Congress has left the building. And in its dysfunctional wake, it leaves yet another failed effort at passing crucial emergency funding to fight the spread of the dreaded Zika virus.

For at least the next seven weeks, Florida — which has distinguished itself as ground zero for cases of the mosquito-borne virus — will just have to hope that the worst part of the rainy storm season doesn’t translate into more infections. (Palm Beach County has seen about 12 cases of travel-related Zika.)

It may be a long, hot summer. Mosquitoes that carry the Zika virus breed year-round here, and the number of infections in the continental United States is mounting. On Monday, the state Health Department reported 13 new cases of the Zika virus in Florida — the most reported cases of the virus in a single day.

Moreover, federal officials say they will have to postpone a slew of anti-Zika actions. For example, the U.S. Centers for Disease Control and Prevention will have “limited capacity” to help with efforts to counter mosquito populations in the continental U.S. and territories.

It was enough to send Sen. Bill Nelson to the Senate floor — again — to plead with his colleagues to allow a new vote on a stripped-down $1.1 billion Zika funding package.

“We now have 13 more cases, bringing a total in our state to 276, which includes 43 pregnant women – and that’s just one of the 50 states in the union,” Nelson said Tuesday in support of sending the measure to the House of Representatives for reconsideration as a stand-alone bill.

This same bipartisan funding bill, mind you, passed the Senate overwhelmingly in May but ran into a partisan buzz saw in the House.

Senate Democrats rejected a House compromise bill that, while providing the $1.1 billion in funding, came back with policy riders that were essentially “poison pill” provisions. One, for instance, would bar private family-planning organizations in Puerto Rico, including Planned Parenthood, from receiving federal funds to provide Zika-related reproductive health services.

Florida Republicans seemed to fall in line behind House leadership on their version of the bill, chastising Senate Democrats for being disingenuous in their arguments against the House compromise bill.

How disingenuous is it to ask that a bill seeking money to save the lives of real unborn babies — the group at greatest risk for Zika — not contain a rider blocking a ban on displaying the Confederate flag at U.S. military cemeteries? What does that have to do with keeping babies from being born with Zika-related birth defects?

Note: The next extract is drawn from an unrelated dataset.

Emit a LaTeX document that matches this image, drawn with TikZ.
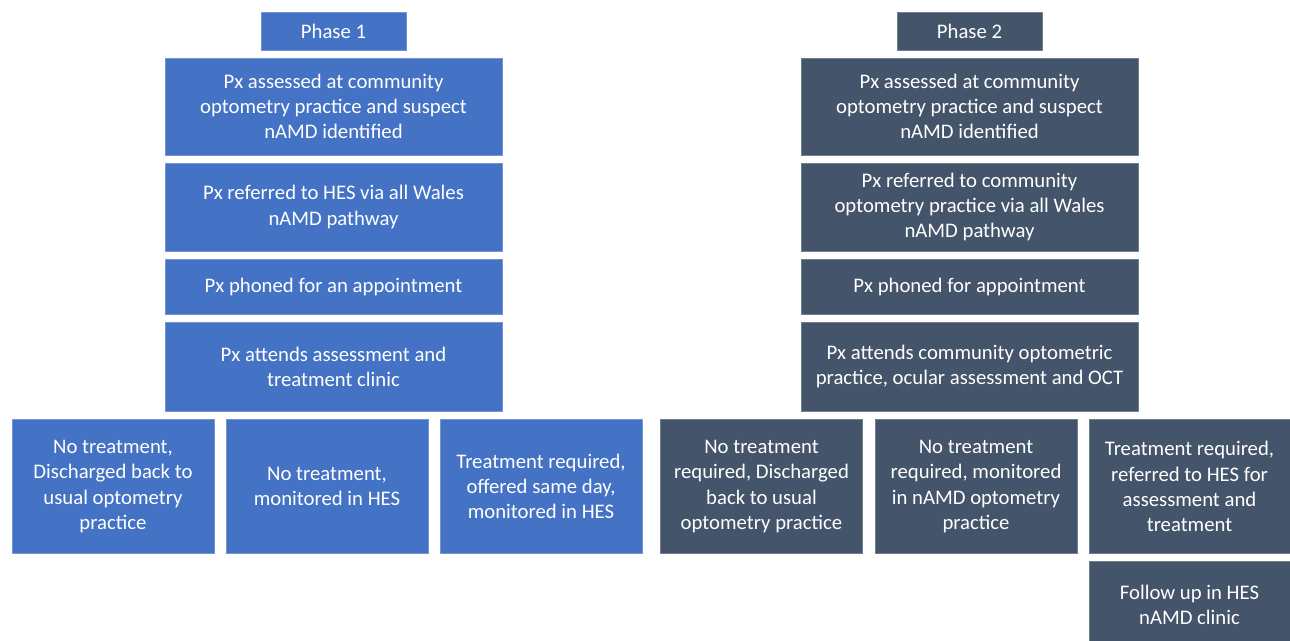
\documentclass[tikz,border=0pt]{standalone}
\usepackage{fontspec}
\setmainfont{Carlito}
\usepackage{tikz}
\definecolor{phaseone}{HTML}{4472C4}
\definecolor{phasetwo}{HTML}{44546A}
\tikzset{
  flowbox/.style={rectangle, inner sep=0pt, align=center, text=white,
    font=\fontsize{11.8}{14.3}\selectfont, line width=0.5pt},
  p1box/.style={flowbox, fill=phaseone, draw=phaseone!75!white},
  p2box/.style={flowbox, fill=phasetwo, draw=phasetwo!75!white},
  headbox/.style={minimum width=2.9cm, minimum height=0.76cm},
  widebox/.style={minimum width=6.74cm},
  endbox/.style={minimum width=4.04cm, minimum height=2.68cm}
}
\begin{document}
\begin{tikzpicture}[x=0.02cm, y=-0.02cm]
\useasboundingbox (0,0) rectangle (1290,641);
\clip (0,0) rectangle (1290,641);
% phase 1
\node[p1box, headbox] (ph1) at (333.5,31) {Phase 1};
\node[p1box, widebox, minimum height=1.94cm] (assess1) at (333.5,106.5) {Px assessed at community\\optometry practice and suspect\\nAMD identified};
\node[p1box, widebox, minimum height=1.76cm] (refer1) at (333.5,207) {Px referred to HES via all Wales\\nAMD pathway};
\node[p1box, widebox, minimum height=1.1cm] (phone1) at (333.5,286.5) {Px phoned for an appointment};
\node[p1box, widebox, minimum height=1.78cm] (attend1) at (333.5,366.5) {Px attends assessment and\\treatment clinic};
\node[p1box, endbox] (disch1) at (113,486.5) {No treatment,\\Discharged back to\\usual optometry\\practice};
\node[p1box, endbox] (monit1) at (327,486.5) {No treatment,\\monitored in HES};
\node[p1box, endbox] (treat1) at (541,486.5) {Treatment required,\\offered same day,\\monitored in HES};
% phase 2
\node[p2box, headbox] (ph2) at (969.5,31) {Phase 2};
\node[p2box, widebox, minimum height=1.94cm] (assess2) at (969.5,106.5) {Px assessed at community\\optometry practice and suspect\\nAMD identified};
\node[p2box, widebox, minimum height=1.76cm] (refer2) at (969.5,207) {Px referred to community\\optometry practice via all Wales\\nAMD pathway};
\node[p2box, widebox, minimum height=1.1cm] (phone2) at (969.5,286.5) {Px phoned for appointment};
\node[p2box, widebox, minimum height=1.78cm] (attend2) at (969.5,366.5) {Px attends community optometric\\practice, ocular assessment and OCT};
\node[p2box, endbox] (disch2) at (761.5,486.5) {No treatment\\required, Discharged\\back to usual\\optometry practice};
\node[p2box, endbox] (monit2) at (976,486.5) {No treatment\\required, monitored\\in nAMD optometry\\practice};
\node[p2box, endbox, minimum width=4.02cm] (treat2) at (1189.5,486.5) {Treatment required,\\referred to HES for\\assessment and\\treatment};
\node[p2box, minimum width=4.02cm, minimum height=1.76cm] (follow2) at (1189.5,605) {Follow up in HES\\nAMD clinic};
\end{tikzpicture}
\end{document}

According to a new Kaiser Family Foundation poll, 72 percent of Americans — including majorities of Democrats, independents and Republicans — support allocating more federal funds to study the Zika virus and prevent its spread.

It is possible that Republicans took their cue from an Economist/YouGov poll conducted July 2-4 indicating few Americans are concerned about contracting the virus. It does seem to thwart efforts by the White House and Democrats to use the threat of punishment by voters to bring about a GOP reversal.

Even a reported 11th-hour plea from the Obama administration — which had clung to its original request for $1.9 billion in Zika funding — went nowhere. The letter to GOP leaders made no mention of the “poison pill” provisions, but urged only “a funding plan that enjoys the bipartisan support needed to secure this critical funding during the short time remaining in the July session.”

It’s unbelievable that this matter failed, much less was up for debate. It’s disheartening that our Congress has reached this level of dysfunction.